- _Problem_
Transcribe the data in full and exactly, omitting any pictures.

- _Dataset excerpt_
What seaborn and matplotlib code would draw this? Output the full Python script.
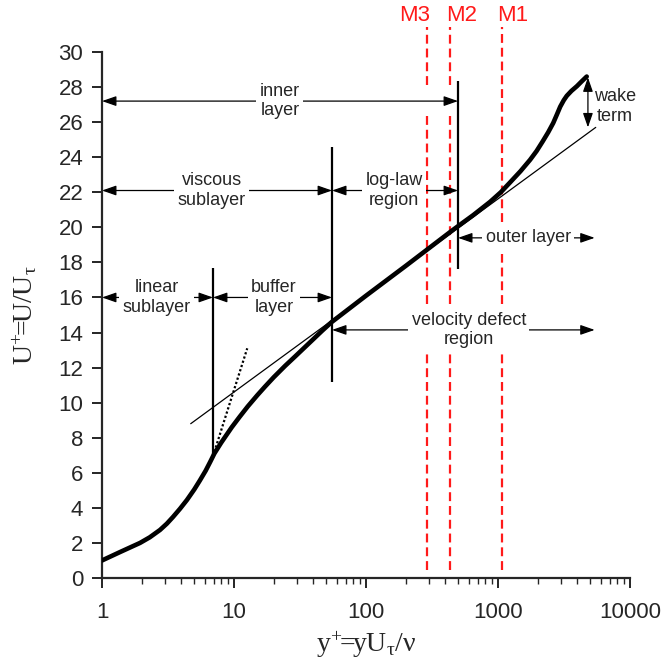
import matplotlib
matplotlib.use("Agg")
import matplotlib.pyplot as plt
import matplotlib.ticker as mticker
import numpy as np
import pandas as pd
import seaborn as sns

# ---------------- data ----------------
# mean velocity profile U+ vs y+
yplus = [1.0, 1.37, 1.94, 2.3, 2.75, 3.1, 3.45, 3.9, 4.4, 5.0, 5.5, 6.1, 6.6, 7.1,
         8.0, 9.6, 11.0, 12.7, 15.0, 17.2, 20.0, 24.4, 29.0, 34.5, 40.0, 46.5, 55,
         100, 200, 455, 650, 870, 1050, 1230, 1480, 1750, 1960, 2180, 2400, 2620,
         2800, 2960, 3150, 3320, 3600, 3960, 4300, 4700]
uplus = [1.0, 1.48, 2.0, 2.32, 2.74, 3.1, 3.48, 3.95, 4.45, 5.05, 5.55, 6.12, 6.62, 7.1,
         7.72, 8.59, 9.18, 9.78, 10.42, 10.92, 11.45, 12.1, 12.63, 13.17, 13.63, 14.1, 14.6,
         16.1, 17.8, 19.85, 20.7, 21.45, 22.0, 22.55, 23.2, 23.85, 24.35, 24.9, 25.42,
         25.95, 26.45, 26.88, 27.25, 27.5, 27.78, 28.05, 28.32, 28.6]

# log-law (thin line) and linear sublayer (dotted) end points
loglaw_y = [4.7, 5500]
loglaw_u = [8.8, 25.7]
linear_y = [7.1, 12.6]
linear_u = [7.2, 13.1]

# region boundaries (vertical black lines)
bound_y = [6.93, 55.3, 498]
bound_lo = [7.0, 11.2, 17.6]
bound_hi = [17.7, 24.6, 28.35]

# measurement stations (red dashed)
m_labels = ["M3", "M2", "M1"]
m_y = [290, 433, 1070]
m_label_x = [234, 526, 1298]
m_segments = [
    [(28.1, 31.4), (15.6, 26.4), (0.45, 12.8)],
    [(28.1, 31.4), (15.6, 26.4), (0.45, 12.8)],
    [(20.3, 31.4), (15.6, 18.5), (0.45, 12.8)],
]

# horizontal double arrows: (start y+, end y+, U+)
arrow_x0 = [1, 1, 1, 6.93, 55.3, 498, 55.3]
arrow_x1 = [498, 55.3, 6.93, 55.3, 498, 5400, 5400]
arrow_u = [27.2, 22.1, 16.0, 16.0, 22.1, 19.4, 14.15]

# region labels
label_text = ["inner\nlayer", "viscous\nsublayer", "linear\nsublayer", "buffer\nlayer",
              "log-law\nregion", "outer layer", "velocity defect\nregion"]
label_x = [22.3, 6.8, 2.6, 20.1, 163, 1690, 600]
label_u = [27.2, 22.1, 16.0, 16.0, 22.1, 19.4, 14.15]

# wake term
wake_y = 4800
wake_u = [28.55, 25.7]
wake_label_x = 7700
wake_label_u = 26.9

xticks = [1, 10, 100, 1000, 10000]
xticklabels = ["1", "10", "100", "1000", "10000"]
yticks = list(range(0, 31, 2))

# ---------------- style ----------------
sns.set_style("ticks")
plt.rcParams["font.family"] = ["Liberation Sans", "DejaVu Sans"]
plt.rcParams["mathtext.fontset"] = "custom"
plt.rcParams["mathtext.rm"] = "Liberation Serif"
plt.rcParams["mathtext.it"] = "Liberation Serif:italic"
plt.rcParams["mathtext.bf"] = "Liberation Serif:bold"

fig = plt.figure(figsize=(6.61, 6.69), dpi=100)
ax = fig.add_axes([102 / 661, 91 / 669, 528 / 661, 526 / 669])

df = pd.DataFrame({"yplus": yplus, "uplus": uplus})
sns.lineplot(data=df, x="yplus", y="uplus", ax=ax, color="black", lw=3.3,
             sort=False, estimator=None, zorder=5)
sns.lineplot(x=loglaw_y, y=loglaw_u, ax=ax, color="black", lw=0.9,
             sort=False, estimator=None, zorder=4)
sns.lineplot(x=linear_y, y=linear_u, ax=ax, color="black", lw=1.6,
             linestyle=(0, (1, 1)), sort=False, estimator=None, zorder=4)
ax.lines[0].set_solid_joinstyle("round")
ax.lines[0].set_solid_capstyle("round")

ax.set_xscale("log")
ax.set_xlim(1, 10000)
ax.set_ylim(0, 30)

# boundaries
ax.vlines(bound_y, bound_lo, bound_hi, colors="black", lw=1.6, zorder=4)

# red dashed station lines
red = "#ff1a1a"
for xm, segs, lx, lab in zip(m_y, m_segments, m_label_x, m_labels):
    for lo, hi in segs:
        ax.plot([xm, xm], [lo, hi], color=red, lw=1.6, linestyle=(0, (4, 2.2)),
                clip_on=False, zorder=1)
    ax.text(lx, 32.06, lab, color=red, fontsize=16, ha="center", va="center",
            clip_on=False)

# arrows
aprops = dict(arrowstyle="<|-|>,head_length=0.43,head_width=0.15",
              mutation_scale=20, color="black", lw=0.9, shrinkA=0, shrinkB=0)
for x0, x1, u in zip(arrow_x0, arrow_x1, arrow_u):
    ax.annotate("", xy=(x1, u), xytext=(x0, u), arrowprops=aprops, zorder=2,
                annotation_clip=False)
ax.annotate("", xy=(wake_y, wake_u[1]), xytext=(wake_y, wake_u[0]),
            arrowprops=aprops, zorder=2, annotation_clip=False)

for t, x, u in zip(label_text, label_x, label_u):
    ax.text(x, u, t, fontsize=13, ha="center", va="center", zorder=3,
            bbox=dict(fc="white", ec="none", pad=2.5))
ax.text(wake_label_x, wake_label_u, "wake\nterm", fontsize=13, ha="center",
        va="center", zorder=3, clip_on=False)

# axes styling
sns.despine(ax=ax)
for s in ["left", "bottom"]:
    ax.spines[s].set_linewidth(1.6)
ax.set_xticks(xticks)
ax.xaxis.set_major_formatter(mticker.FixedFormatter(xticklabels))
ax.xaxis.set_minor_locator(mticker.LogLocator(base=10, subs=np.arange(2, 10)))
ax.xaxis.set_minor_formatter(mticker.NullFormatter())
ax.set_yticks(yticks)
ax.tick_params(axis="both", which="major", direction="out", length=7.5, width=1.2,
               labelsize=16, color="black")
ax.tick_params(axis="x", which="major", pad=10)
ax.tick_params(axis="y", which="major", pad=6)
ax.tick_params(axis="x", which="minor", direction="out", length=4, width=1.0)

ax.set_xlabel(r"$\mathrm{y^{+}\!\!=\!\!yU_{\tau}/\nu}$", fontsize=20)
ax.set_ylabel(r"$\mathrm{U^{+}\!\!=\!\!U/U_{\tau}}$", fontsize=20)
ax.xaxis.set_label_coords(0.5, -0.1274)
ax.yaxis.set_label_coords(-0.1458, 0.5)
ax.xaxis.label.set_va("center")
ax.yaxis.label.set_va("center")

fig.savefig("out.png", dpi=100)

- _Result of the task_
What seaborn and matplotlib code would draw this? Output the full Python script.
import matplotlib
matplotlib.use("Agg")
import matplotlib.pyplot as plt
import matplotlib.ticker as mticker
import numpy as np
import pandas as pd
import seaborn as sns

# ---------------- data ----------------
# mean velocity profile U+ vs y+
yplus = [1.0, 1.37, 1.94, 2.3, 2.75, 3.1, 3.45, 3.9, 4.4, 5.0, 5.5, 6.1, 6.6, 7.1,
         8.0, 9.6, 11.0, 12.7, 15.0, 17.2, 20.0, 24.4, 29.0, 34.5, 40.0, 46.5, 55,
         100, 200, 455, 650, 870, 1050, 1230, 1480, 1750, 1960, 2180, 2400, 2620,
         2800, 2960, 3150, 3320, 3600, 3960, 4300, 4700]
uplus = [1.0, 1.48, 2.0, 2.32, 2.74, 3.1, 3.48, 3.95, 4.45, 5.05, 5.55, 6.12, 6.62, 7.1,
         7.72, 8.59, 9.18, 9.78, 10.42, 10.92, 11.45, 12.1, 12.63, 13.17, 13.63, 14.1, 14.6,
         16.1, 17.8, 19.85, 20.7, 21.45, 22.0, 22.55, 23.2, 23.85, 24.35, 24.9, 25.42,
         25.95, 26.45, 26.88, 27.25, 27.5, 27.78, 28.05, 28.32, 28.6]

# log-law (thin line) and linear sublayer (dotted) end points
loglaw_y = [4.7, 5500]
loglaw_u = [8.8, 25.7]
linear_y = [7.1, 12.6]
linear_u = [7.2, 13.1]

# region boundaries (vertical black lines)
bound_y = [6.93, 55.3, 498]
bound_lo = [7.0, 11.2, 17.6]
bound_hi = [17.7, 24.6, 28.35]

# measurement stations (red dashed)
m_labels = ["M3", "M2", "M1"]
m_y = [290, 433, 1070]
m_label_x = [234, 526, 1298]
m_segments = [
    [(28.1, 31.4), (15.6, 26.4), (0.45, 12.8)],
    [(28.1, 31.4), (15.6, 26.4), (0.45, 12.8)],
    [(20.3, 31.4), (15.6, 18.5), (0.45, 12.8)],
]

# horizontal double arrows: (start y+, end y+, U+)
arrow_x0 = [1, 1, 1, 6.93, 55.3, 498, 55.3]
arrow_x1 = [498, 55.3, 6.93, 55.3, 498, 5400, 5400]
arrow_u = [27.2, 22.1, 16.0, 16.0, 22.1, 19.4, 14.15]

# region labels
label_text = ["inner\nlayer", "viscous\nsublayer", "linear\nsublayer", "buffer\nlayer",
              "log-law\nregion", "outer layer", "velocity defect\nregion"]
label_x = [22.3, 6.8, 2.6, 20.1, 163, 1690, 600]
label_u = [27.2, 22.1, 16.0, 16.0, 22.1, 19.4, 14.15]

# wake term
wake_y = 4800
wake_u = [28.55, 25.7]
wake_label_x = 7700
wake_label_u = 26.9

xticks = [1, 10, 100, 1000, 10000]
xticklabels = ["1", "10", "100", "1000", "10000"]
yticks = list(range(0, 31, 2))

# ---------------- style ----------------
sns.set_style("ticks")
plt.rcParams["font.family"] = ["Liberation Sans", "DejaVu Sans"]
plt.rcParams["mathtext.fontset"] = "custom"
plt.rcParams["mathtext.rm"] = "Liberation Serif"
plt.rcParams["mathtext.it"] = "Liberation Serif:italic"
plt.rcParams["mathtext.bf"] = "Liberation Serif:bold"

fig = plt.figure(figsize=(6.61, 6.69), dpi=100)
ax = fig.add_axes([102 / 661, 91 / 669, 528 / 661, 526 / 669])

df = pd.DataFrame({"yplus": yplus, "uplus": uplus})
sns.lineplot(data=df, x="yplus", y="uplus", ax=ax, color="black", lw=3.3,
             sort=False, estimator=None, zorder=5)
sns.lineplot(x=loglaw_y, y=loglaw_u, ax=ax, color="black", lw=0.9,
             sort=False, estimator=None, zorder=4)
sns.lineplot(x=linear_y, y=linear_u, ax=ax, color="black", lw=1.6,
             linestyle=(0, (1, 1)), sort=False, estimator=None, zorder=4)
ax.lines[0].set_solid_joinstyle("round")
ax.lines[0].set_solid_capstyle("round")

ax.set_xscale("log")
ax.set_xlim(1, 10000)
ax.set_ylim(0, 30)

# boundaries
ax.vlines(bound_y, bound_lo, bound_hi, colors="black", lw=1.6, zorder=4)

# red dashed station lines
red = "#ff1a1a"
for xm, segs, lx, lab in zip(m_y, m_segments, m_label_x, m_labels):
    for lo, hi in segs:
        ax.plot([xm, xm], [lo, hi], color=red, lw=1.6, linestyle=(0, (4, 2.2)),
                clip_on=False, zorder=1)
    ax.text(lx, 32.06, lab, color=red, fontsize=16, ha="center", va="center",
            clip_on=False)

# arrows
aprops = dict(arrowstyle="<|-|>,head_length=0.43,head_width=0.15",
              mutation_scale=20, color="black", lw=0.9, shrinkA=0, shrinkB=0)
for x0, x1, u in zip(arrow_x0, arrow_x1, arrow_u):
    ax.annotate("", xy=(x1, u), xytext=(x0, u), arrowprops=aprops, zorder=2,
                annotation_clip=False)
ax.annotate("", xy=(wake_y, wake_u[1]), xytext=(wake_y, wake_u[0]),
            arrowprops=aprops, zorder=2, annotation_clip=False)

for t, x, u in zip(label_text, label_x, label_u):
    ax.text(x, u, t, fontsize=13, ha="center", va="center", zorder=3,
            bbox=dict(fc="white", ec="none", pad=2.5))
ax.text(wake_label_x, wake_label_u, "wake\nterm", fontsize=13, ha="center",
        va="center", zorder=3, clip_on=False)

# axes styling
sns.despine(ax=ax)
for s in ["left", "bottom"]:
    ax.spines[s].set_linewidth(1.6)
ax.set_xticks(xticks)
ax.xaxis.set_major_formatter(mticker.FixedFormatter(xticklabels))
ax.xaxis.set_minor_locator(mticker.LogLocator(base=10, subs=np.arange(2, 10)))
ax.xaxis.set_minor_formatter(mticker.NullFormatter())
ax.set_yticks(yticks)
ax.tick_params(axis="both", which="major", direction="out", length=7.5, width=1.2,
               labelsize=16, color="black")
ax.tick_params(axis="x", which="major", pad=10)
ax.tick_params(axis="y", which="major", pad=6)
ax.tick_params(axis="x", which="minor", direction="out", length=4, width=1.0)

ax.set_xlabel(r"$\mathrm{y^{+}\!\!=\!\!yU_{\tau}/\nu}$", fontsize=20)
ax.set_ylabel(r"$\mathrm{U^{+}\!\!=\!\!U/U_{\tau}}$", fontsize=20)
ax.xaxis.set_label_coords(0.5, -0.1274)
ax.yaxis.set_label_coords(-0.1458, 0.5)
ax.xaxis.label.set_va("center")
ax.yaxis.label.set_va("center")

fig.savefig("out.png", dpi=100)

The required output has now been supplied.